Problem to work on
Everything from the line containing "Convert this chart to matplotlib code." through the line containing "img.set_clip_path(poly)" must be written out exactly, and nothing more; leave any pictures out.

Charts and diagrams as code:

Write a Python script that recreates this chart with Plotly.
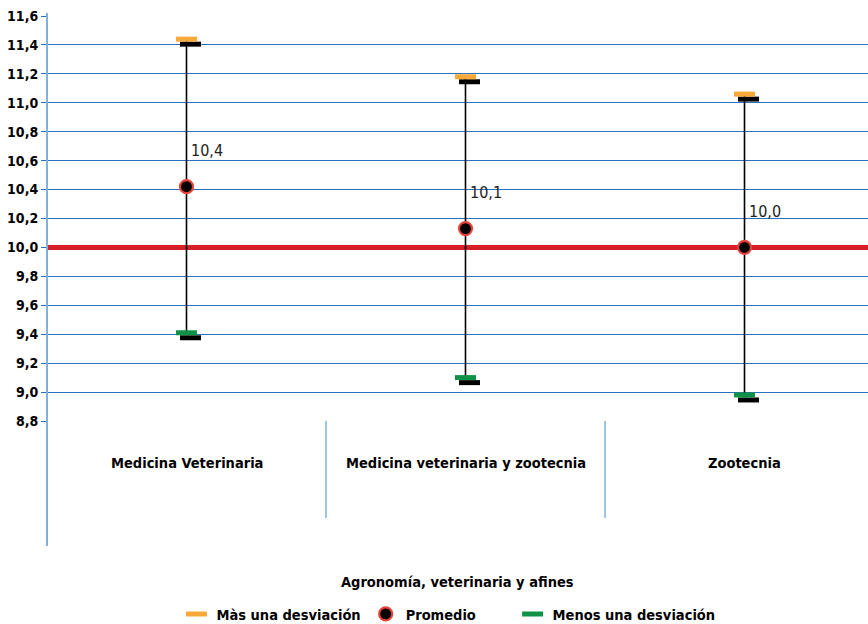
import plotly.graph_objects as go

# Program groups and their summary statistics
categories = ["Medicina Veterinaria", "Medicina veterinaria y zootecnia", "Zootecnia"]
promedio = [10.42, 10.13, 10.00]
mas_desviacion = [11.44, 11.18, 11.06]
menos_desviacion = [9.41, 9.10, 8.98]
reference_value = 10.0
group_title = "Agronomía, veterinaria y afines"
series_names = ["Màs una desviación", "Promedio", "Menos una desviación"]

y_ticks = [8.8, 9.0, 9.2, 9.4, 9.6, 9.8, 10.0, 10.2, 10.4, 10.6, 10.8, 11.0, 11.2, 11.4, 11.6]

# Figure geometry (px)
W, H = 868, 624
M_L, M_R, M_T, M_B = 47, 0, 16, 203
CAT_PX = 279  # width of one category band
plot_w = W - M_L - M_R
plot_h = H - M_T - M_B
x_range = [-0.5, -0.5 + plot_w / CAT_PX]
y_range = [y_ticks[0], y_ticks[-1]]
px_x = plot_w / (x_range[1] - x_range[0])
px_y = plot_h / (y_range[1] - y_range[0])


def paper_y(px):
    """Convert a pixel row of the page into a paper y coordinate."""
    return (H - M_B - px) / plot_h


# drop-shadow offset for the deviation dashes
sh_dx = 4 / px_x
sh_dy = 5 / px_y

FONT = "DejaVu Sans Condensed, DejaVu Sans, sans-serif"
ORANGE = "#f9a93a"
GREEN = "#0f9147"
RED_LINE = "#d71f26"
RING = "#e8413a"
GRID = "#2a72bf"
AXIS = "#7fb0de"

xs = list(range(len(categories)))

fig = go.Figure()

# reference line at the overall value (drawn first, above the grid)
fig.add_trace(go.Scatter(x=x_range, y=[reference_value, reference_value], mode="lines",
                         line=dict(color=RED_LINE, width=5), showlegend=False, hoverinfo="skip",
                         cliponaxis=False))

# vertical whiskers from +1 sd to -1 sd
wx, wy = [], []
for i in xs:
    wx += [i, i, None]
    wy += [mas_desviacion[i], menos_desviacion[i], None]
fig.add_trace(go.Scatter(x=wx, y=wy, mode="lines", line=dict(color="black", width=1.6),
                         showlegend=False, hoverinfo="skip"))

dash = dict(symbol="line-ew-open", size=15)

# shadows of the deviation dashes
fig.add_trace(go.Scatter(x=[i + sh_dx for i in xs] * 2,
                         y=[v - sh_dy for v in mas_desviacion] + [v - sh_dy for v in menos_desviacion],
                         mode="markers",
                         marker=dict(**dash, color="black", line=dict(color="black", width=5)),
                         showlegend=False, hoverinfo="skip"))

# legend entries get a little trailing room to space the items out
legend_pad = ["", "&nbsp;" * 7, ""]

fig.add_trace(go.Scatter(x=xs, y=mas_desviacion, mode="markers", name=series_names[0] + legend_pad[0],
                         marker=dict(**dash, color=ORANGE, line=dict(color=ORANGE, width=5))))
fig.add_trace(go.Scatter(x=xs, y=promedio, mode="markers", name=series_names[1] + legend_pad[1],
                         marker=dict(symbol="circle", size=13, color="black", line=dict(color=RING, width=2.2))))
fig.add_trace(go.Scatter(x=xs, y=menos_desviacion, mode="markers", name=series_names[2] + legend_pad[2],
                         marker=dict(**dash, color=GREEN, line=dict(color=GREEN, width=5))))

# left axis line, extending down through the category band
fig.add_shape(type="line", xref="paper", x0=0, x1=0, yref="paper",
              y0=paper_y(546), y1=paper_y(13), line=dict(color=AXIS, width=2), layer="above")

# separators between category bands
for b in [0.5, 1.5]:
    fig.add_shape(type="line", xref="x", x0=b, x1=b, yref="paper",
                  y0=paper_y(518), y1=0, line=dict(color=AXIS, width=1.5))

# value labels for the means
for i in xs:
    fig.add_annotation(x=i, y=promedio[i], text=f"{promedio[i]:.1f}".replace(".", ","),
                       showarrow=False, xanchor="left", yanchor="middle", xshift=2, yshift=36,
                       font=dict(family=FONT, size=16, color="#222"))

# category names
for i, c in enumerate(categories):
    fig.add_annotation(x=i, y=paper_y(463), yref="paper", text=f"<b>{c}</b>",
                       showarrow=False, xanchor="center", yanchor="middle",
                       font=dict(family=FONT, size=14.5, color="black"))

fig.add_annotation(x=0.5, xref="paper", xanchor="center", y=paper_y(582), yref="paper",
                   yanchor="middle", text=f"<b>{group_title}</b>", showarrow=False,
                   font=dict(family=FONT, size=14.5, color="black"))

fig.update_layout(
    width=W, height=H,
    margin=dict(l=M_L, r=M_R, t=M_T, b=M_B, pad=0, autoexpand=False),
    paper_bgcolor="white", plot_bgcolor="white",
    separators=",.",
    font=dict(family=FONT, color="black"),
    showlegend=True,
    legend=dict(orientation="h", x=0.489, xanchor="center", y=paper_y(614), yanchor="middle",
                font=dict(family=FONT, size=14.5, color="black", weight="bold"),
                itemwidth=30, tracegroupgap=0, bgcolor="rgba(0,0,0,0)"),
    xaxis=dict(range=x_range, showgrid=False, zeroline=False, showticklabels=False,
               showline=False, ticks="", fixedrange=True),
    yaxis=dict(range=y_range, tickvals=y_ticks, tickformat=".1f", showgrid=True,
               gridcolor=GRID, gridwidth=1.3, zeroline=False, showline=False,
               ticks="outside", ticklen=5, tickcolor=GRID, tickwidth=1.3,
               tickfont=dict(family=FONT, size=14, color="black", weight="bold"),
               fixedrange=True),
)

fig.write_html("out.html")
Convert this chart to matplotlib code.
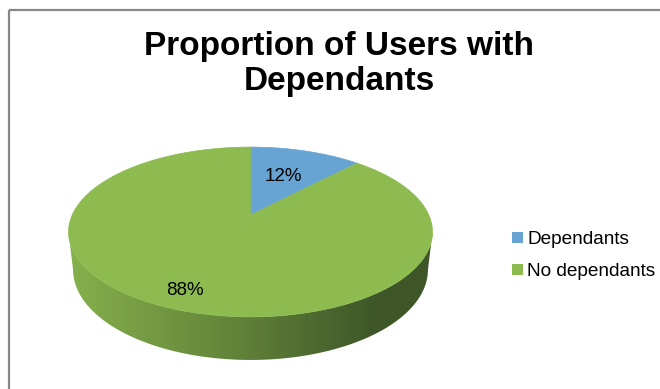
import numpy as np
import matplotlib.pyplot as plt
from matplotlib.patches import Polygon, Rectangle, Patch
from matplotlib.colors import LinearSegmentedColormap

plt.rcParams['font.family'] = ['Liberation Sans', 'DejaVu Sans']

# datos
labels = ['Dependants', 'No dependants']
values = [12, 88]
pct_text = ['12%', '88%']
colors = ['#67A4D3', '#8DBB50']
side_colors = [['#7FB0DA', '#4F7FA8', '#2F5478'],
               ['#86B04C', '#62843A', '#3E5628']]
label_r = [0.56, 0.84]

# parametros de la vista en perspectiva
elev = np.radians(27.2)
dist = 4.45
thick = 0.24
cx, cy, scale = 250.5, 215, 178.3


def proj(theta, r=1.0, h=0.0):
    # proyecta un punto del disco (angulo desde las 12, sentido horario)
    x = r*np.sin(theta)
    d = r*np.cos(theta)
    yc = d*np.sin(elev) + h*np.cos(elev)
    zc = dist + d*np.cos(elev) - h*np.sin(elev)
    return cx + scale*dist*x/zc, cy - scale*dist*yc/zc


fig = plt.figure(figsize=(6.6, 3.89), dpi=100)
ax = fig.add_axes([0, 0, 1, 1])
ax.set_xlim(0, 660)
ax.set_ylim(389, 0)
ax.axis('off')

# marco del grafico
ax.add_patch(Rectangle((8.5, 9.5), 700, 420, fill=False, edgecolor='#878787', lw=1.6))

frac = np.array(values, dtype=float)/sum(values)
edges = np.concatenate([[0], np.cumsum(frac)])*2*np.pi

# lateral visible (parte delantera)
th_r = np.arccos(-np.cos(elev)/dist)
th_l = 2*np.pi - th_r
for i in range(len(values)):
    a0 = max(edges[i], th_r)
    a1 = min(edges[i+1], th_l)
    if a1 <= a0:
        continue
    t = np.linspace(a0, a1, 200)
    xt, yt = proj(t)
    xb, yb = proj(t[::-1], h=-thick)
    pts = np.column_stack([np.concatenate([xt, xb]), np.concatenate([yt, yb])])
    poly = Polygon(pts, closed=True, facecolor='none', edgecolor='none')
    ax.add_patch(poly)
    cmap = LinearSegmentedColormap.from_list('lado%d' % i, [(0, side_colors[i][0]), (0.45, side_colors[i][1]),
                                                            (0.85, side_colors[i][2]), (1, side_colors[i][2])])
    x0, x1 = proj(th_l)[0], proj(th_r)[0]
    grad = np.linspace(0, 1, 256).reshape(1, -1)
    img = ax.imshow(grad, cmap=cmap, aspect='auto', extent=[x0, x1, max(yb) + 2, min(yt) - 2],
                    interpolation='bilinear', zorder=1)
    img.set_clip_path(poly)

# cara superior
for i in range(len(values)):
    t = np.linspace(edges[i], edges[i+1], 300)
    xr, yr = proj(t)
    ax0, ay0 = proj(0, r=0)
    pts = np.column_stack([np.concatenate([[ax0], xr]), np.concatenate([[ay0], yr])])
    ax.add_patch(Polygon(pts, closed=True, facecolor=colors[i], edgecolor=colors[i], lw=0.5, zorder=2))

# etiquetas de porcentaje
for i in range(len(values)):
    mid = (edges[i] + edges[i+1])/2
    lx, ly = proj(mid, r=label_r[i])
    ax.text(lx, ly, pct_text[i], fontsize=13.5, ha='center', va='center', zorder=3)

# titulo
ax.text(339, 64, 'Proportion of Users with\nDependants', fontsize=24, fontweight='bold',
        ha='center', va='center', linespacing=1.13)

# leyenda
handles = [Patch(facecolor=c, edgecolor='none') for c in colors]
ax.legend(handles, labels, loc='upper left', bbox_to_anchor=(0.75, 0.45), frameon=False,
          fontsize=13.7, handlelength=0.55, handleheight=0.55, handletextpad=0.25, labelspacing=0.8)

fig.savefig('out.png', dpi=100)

The reply
Convert this chart to matplotlib code.
import numpy as np
import matplotlib.pyplot as plt
from matplotlib.patches import Polygon, Rectangle, Patch
from matplotlib.colors import LinearSegmentedColormap

plt.rcParams['font.family'] = ['Liberation Sans', 'DejaVu Sans']

# datos
labels = ['Dependants', 'No dependants']
values = [12, 88]
pct_text = ['12%', '88%']
colors = ['#67A4D3', '#8DBB50']
side_colors = [['#7FB0DA', '#4F7FA8', '#2F5478'],
               ['#86B04C', '#62843A', '#3E5628']]
label_r = [0.56, 0.84]

# parametros de la vista en perspectiva
elev = np.radians(27.2)
dist = 4.45
thick = 0.24
cx, cy, scale = 250.5, 215, 178.3


def proj(theta, r=1.0, h=0.0):
    # proyecta un punto del disco (angulo desde las 12, sentido horario)
    x = r*np.sin(theta)
    d = r*np.cos(theta)
    yc = d*np.sin(elev) + h*np.cos(elev)
    zc = dist + d*np.cos(elev) - h*np.sin(elev)
    return cx + scale*dist*x/zc, cy - scale*dist*yc/zc


fig = plt.figure(figsize=(6.6, 3.89), dpi=100)
ax = fig.add_axes([0, 0, 1, 1])
ax.set_xlim(0, 660)
ax.set_ylim(389, 0)
ax.axis('off')

# marco del grafico
ax.add_patch(Rectangle((8.5, 9.5), 700, 420, fill=False, edgecolor='#878787', lw=1.6))

frac = np.array(values, dtype=float)/sum(values)
edges = np.concatenate([[0], np.cumsum(frac)])*2*np.pi

# lateral visible (parte delantera)
th_r = np.arccos(-np.cos(elev)/dist)
th_l = 2*np.pi - th_r
for i in range(len(values)):
    a0 = max(edges[i], th_r)
    a1 = min(edges[i+1], th_l)
    if a1 <= a0:
        continue
    t = np.linspace(a0, a1, 200)
    xt, yt = proj(t)
    xb, yb = proj(t[::-1], h=-thick)
    pts = np.column_stack([np.concatenate([xt, xb]), np.concatenate([yt, yb])])
    poly = Polygon(pts, closed=True, facecolor='none', edgecolor='none')
    ax.add_patch(poly)
    cmap = LinearSegmentedColormap.from_list('lado%d' % i, [(0, side_colors[i][0]), (0.45, side_colors[i][1]),
                                                            (0.85, side_colors[i][2]), (1, side_colors[i][2])])
    x0, x1 = proj(th_l)[0], proj(th_r)[0]
    grad = np.linspace(0, 1, 256).reshape(1, -1)
    img = ax.imshow(grad, cmap=cmap, aspect='auto', extent=[x0, x1, max(yb) + 2, min(yt) - 2],
                    interpolation='bilinear', zorder=1)
    img.set_clip_path(poly)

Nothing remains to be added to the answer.